Le domande stampate sulla copertina del romanzo di Sasha Vasilyuk, edito in Italia da Garzanti, ci interrogano sulla questione chiave della storia raccontata dall’autrice: “E se la tua vita fosse basata su una bugia? Chi saresti disposto a diventare per sopravvivere?”.
Per togliere subito ogni dubbio, va detto che il romanzo risulta essere molto bello. Sasha Vasilyuk è una giornalista ucraina, risiede e lavora negli Stati Uniti, e ha scritto il libro ispirandosi alle vicende del nonno. Per non svelare il cuore della storia, non diremo quale sia la bugia evocata in copertina. Le vicende del nonno dell’autrice si dipanano dalla Seconda Guerra Mondiale fino al secondo decennio del nostro secolo, e non ci parlano solo di Efim, Nina, e dei figli Vita e Andriy, ebrei ucraini residenti nel Donbass, ma anche dell’Ucraina sovietica e dell’Ucraina indipendente, dei miti del regime sovietico e delle ossessioni russe. E della volontà russa di riprendersi l’Ucraina come fosse un pacco lasciato con trascuratezza da una parte per qualche decina d’anni, destinato inesorabilmente a rientrare nella sfera del dominio russo.
Nella parte finale del libro, durante la guerra per il controllo della regione del Donbass, e in occasione delle cerimonie per il settantesimo anniversario della Giornata della vittoria, Andriy cerca di calmare al telefono la sorella Vita che non vuole che il fratello sfili a Mosca con la foto del padre veterano di guerra. Lui prova a dirle che la cerimonia sulla piazza Rossa non è solo per i veterani, ma è per tutti. E la sorella gli risponde: “certo, tutti e Putin. Se fossi qui a farti bombardare, capiresti.

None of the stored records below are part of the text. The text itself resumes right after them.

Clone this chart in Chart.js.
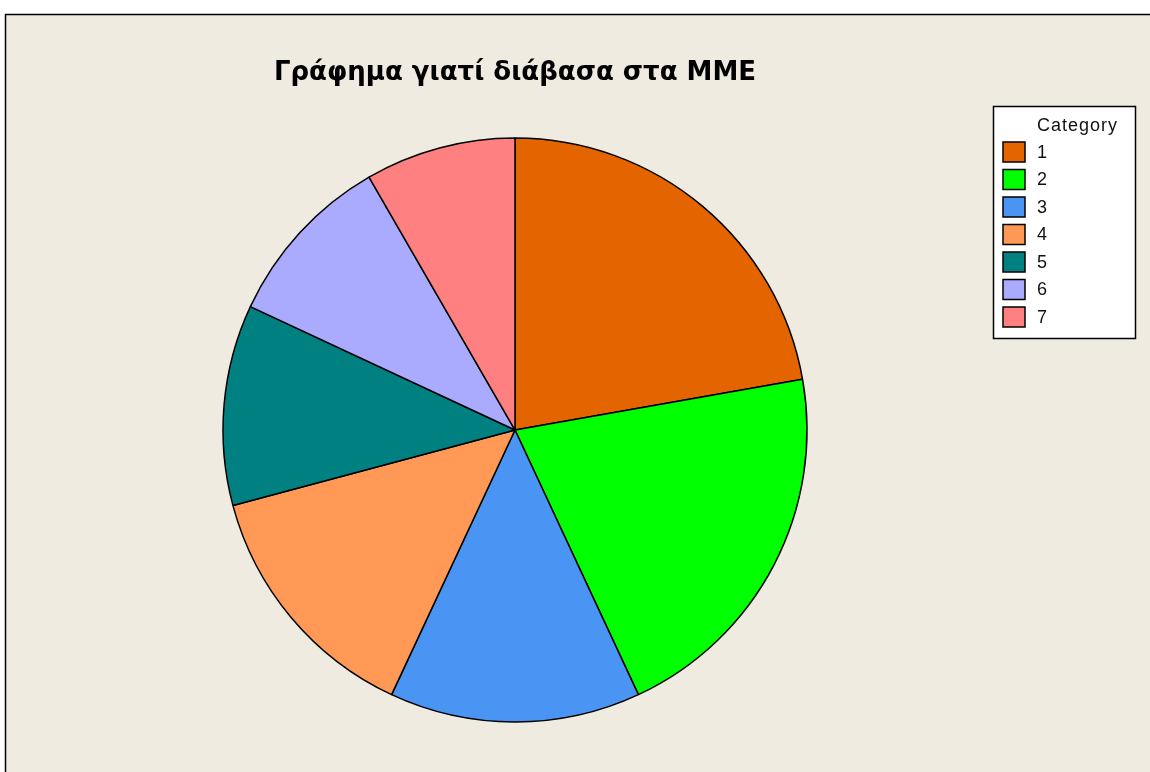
<!DOCTYPE html>
<html>
<head>
<meta charset="utf-8">
<script src="https://cdn.jsdelivr.net/npm/chart.js@4/dist/chart.umd.min.js"></script>
<style>
  html, body { margin: 0; padding: 0; background: #ffffff; }
  #wrap { width: 1150px; height: 772px; }
</style>
</head>
<body>
<div id="wrap"><canvas id="chart" width="1150" height="772"></canvas></div>
<script>
// chart data
const title = "Γράφημα γιατί διάβασα στα ΜΜΕ";
const legendTitle = "Category";
const categories = ["1", "2", "3", "4", "5", "6", "7"];
const counts = [16, 15, 10, 10, 8, 7, 6];
const sliceColors = ["#E46400", "#00FF00", "#4A94F4", "#FF9955", "#008080", "#AAAAFF", "#FF8080"];

const panelColor = "#F0EBE1";

// beige panel with black frame behind the pie
const framePlugin = {
    id: "frame",
    beforeDraw(chart) {
        const c = chart.ctx;
        c.save();
        c.fillStyle = panelColor;
        c.fillRect(5, 14, chart.width, chart.height);
        c.strokeStyle = "#000";
        c.lineWidth = 1.5;
        c.beginPath();
        c.moveTo(5.5, chart.height + 2);
        c.lineTo(5.5, 14.5);
        c.lineTo(chart.width + 2, 14.5);
        c.stroke();
        c.restore();
    }
};

// title and boxed legend drawn on top
const overlayPlugin = {
    id: "overlay",
    afterDraw(chart) {
        const c = chart.ctx;
        const area = chart.chartArea;
        const cx = (area.left + area.right) / 2;
        c.save();
        c.fillStyle = "#000";
        c.font = "bold 26px 'DejaVu Sans'";
        c.textAlign = "center";
        c.textBaseline = "middle";
        c.fillText(title, cx, 73);

        // legend box
        const bx = 993, by = 106, bw = 142, bh = 232;
        c.fillStyle = "#fff";
        c.fillRect(bx, by, bw, bh);
        c.strokeStyle = "#000";
        c.lineWidth = 1.5;
        c.strokeRect(bx + 0.5, by + 0.5, bw, bh);

        c.fillStyle = "#111";
        c.font = "18px 'Liberation Sans'";
        c.textAlign = "left";
        c.letterSpacing = "1px";
        c.fillText(legendTitle, 1037, 126);
        c.letterSpacing = "0px";

        const labels = chart.data.labels;
        const colors = chart.data.datasets[0].backgroundColor;
        labels.forEach((lab, i) => {
            const y = 142 + i * 27.5;
            c.fillStyle = colors[i];
            c.fillRect(1003, y, 22, 20);
            c.strokeStyle = "#000";
            c.lineWidth = 1.5;
            c.strokeRect(1003, y, 22, 20);
            c.fillStyle = "#111";
            c.fillText(lab, 1037, y + 11);
        });
        c.restore();
    }
};

const ctx = document.getElementById("chart").getContext("2d");

let chart = new Chart(ctx, {
    type: "pie",
    data: {
        labels: categories,
        datasets: [{
            data: counts,
            backgroundColor: sliceColors,
            borderColor: "#000",
            borderWidth: 1.5,
            borderAlign: "center",
            hoverOffset: 0,
            offset: 0,
            radius: 292
        }]
    },
    options: {
        responsive: false,
        animation: false,
        layout: {
            padding: { left: 0, right: 120, top: 88, bottom: 0 }
        },
        plugins: {
            legend: { display: false },
            title: { display: false },
            tooltip: { enabled: false }
        }
    },
    plugins: [framePlugin, overlayPlugin]
});
</script>
</body>
</html>
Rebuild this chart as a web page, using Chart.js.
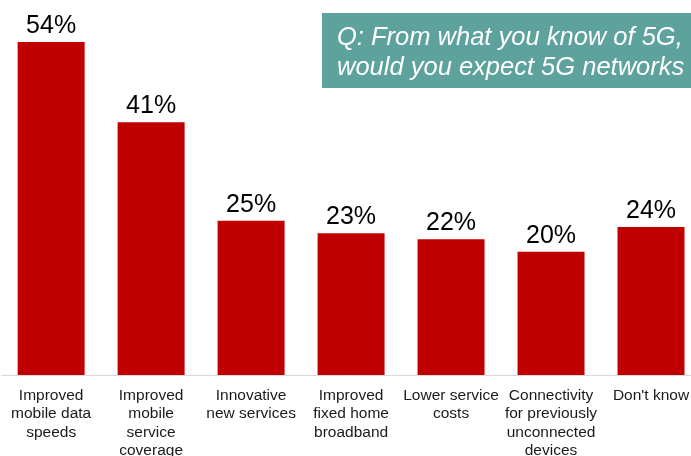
<!DOCTYPE html>
<html>
<head>
<meta charset="utf-8">
<script src="https://cdn.jsdelivr.net/npm/chart.js@4.4.1/dist/chart.umd.min.js"></script>
<style>
html,body{margin:0;padding:0;background:#fff;overflow:hidden;width:691px;height:456px;}
#wrap{position:relative;width:705px;height:456px;}
</style>
</head>
<body>
<div id="wrap"><canvas id="c" width="705" height="456"></canvas></div>
<script>
const categories = [
  ["Improved", "mobile data", "speeds"],
  ["Improved", "mobile", "service", "coverage"],
  ["Innovative", "new services"],
  ["Improved", "fixed home", "broadband"],
  ["Lower service", "costs"],
  ["Connectivity", "for previously", "unconnected", "devices"],
  ["Don't know"]
];
const values = [54, 41, 25, 23, 22, 20, 24];
const valueLabels = ["54%", "41%", "25%", "23%", "22%", "20%", "24%"];
const questionLines = ["Q: From what you know of 5G,", "would you expect 5G networks"];

const FONT = "Arial, 'Liberation Sans', Helvetica, sans-serif";

const labelPlugin = {
  id: 'valueLabels',
  afterDatasetsDraw(chart) {
    const ctx = chart.ctx;
    const meta = chart.getDatasetMeta(0);
    ctx.save();
    ctx.font = "25px " + FONT;
    ctx.fillStyle = "#000";
    ctx.textAlign = "center";
    ctx.textBaseline = "alphabetic";
    meta.data.forEach((bar, i) => {
      ctx.fillText(valueLabels[i], bar.x, bar.y - 9);
    });
    ctx.restore();
  }
};

const boxPlugin = {
  id: 'questionBox',
  afterDraw(chart) {
    const ctx = chart.ctx;
    ctx.save();
    ctx.fillStyle = "#5DA29C";
    ctx.fillRect(322, 13, 383, 75);
    ctx.font = "italic 25.5px " + FONT;
    ctx.fillStyle = "#fff";
    ctx.textAlign = "left";
    ctx.textBaseline = "alphabetic";
    ctx.fillText(questionLines[0], 337, 45);
    ctx.fillText(questionLines[1], 337, 75);
    ctx.restore();
  }
};

new Chart(document.getElementById('c'), {
  type: 'bar',
  data: {
    labels: categories,
    datasets: [{
      data: values,
      backgroundColor: '#C00000',
      borderWidth: 0,
      barPercentage: 0.67,
      categoryPercentage: 1.0
    }]
  },
  options: {
    responsive: false,
    animation: false,
    layout: { padding: { left: 1, right: 4, top: 5, bottom: 0 } },
    plugins: { legend: { display: false }, tooltip: { enabled: false } },
    scales: {
      x: {
        grid: { display: false, drawTicks: false },
        border: { display: true, color: '#D9D9D9', width: 1 },
        ticks: {
          color: '#1a1a1a',
          font: { family: FONT, size: 15.5, lineHeight: 1.2 },
          padding: 11,
          maxRotation: 0,
          autoSkip: false
        },
        afterFit(scale) { scale.height = 81; }
      },
      y: {
        display: false,
        min: 0,
        max: 60
      }
    }
  },
  plugins: [labelPlugin, boxPlugin]
});
</script>
</body>
</html>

Anche da noi oggi c’è stato un corteo, sai. E le stesse foto dei veterani sono state portate accanto a quelle dei separatisti, come se fossero anche loro degli eroi. Gli idioti del nostro cosiddetto governo non riescono a trovare una ragione valida per cui dei giovani debbano morire combattendo contro l’Ucraina, quindi gridano sciocchezze sui nazisti e cercano di collegare queste due guerre per suscitare patriottismo” (pag. 360).
C’è un incolmabile fossato che la storia ha scavato. Forse nasce proprio nelle gesta epiche della Seconda Guerra Mondiale contro la Germania, nei sospetti paranoici del regime staliniano contro i propri soldati caduti prigionieri dei tedeschi. E in un’arte in cui l’URSS eccelleva: “aveva dimenticato l’arte sovietica di rielaborare, insinuare, stravolgere le parole per dar loro un nuovo significato” (pag. 264). E le bugie diventano una disperata ancora di salvezza.